Types of strategy
The Webster Dictionary defines strategy as:
a careful plan or method : a clever stratagem; the art of devising or employing plans or stratagems toward a goal
That is to say strategy is simply a plan to reach a goal. But is there more than one type of strategy? If so, which one should I use? Is one better than the other?
Corporate strategy is the overall scope and direction of a corporation and the way in which its various business operations work together to achieve particular goals.
The corporate strategy defines:
- Industry – What industry will the corporation will compete in?
- Geographic – Where will the corporation compete, local, state, national or international?
- Diversification – Should the corporation diversify its products or operations and if so to what level
- Organization – How should the company be organized, what does the hierarchy look like?
This is the implementation of the corporate strategy.
The corporate strategy defines where the corporation will compete, but the business strategy defines how the corporation will compete.
- Resources – What’s the best utilization of our resources
- Human Capitol – Do we have the right people and are they in the right job?
- Financial Capitol – Where do we get the most return on investment?
- Marketing Capital – Whats the best use of budgeted marketing dollars?
- Brand Capitol – Is the marketing message consistent with the brand image?
- Efficiency – What’s the best way to manage resources in order to gain synergies and momentum
Cost Leadership Strategy
A company’s ability to maintain lower prices than its competitors by increasing productivity and efficiency, eliminating waste, or controlling costs.
- Market Penetration
- Market Development
- Product Development
Differentiation is an approach where a firm develops and markets unique products for different customer segments.

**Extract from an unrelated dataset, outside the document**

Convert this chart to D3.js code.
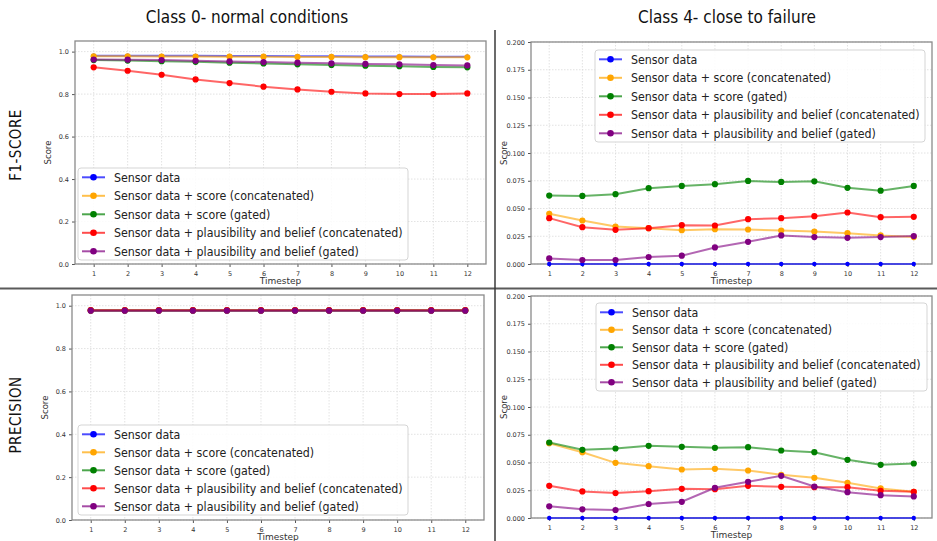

This is usually employed where a firm has a clear competitive advantage and can sustain an expensive advertising campaign.
Under the Structuralist strategy, you arrange operations to fit existing market conditions. For example, you may modify the way you order products using your existing supply chains.
When your competitor has the same product as you, you use differentiation to position you above your competition. This differentiation is to create a competitive advantage. You should differentiate at least one characteristic of a product that is known to be important to most buyers. On the other hand, you still need to retain the other characteristics of a product as well as keeping their costs controlled or in line with your competitors’ costs.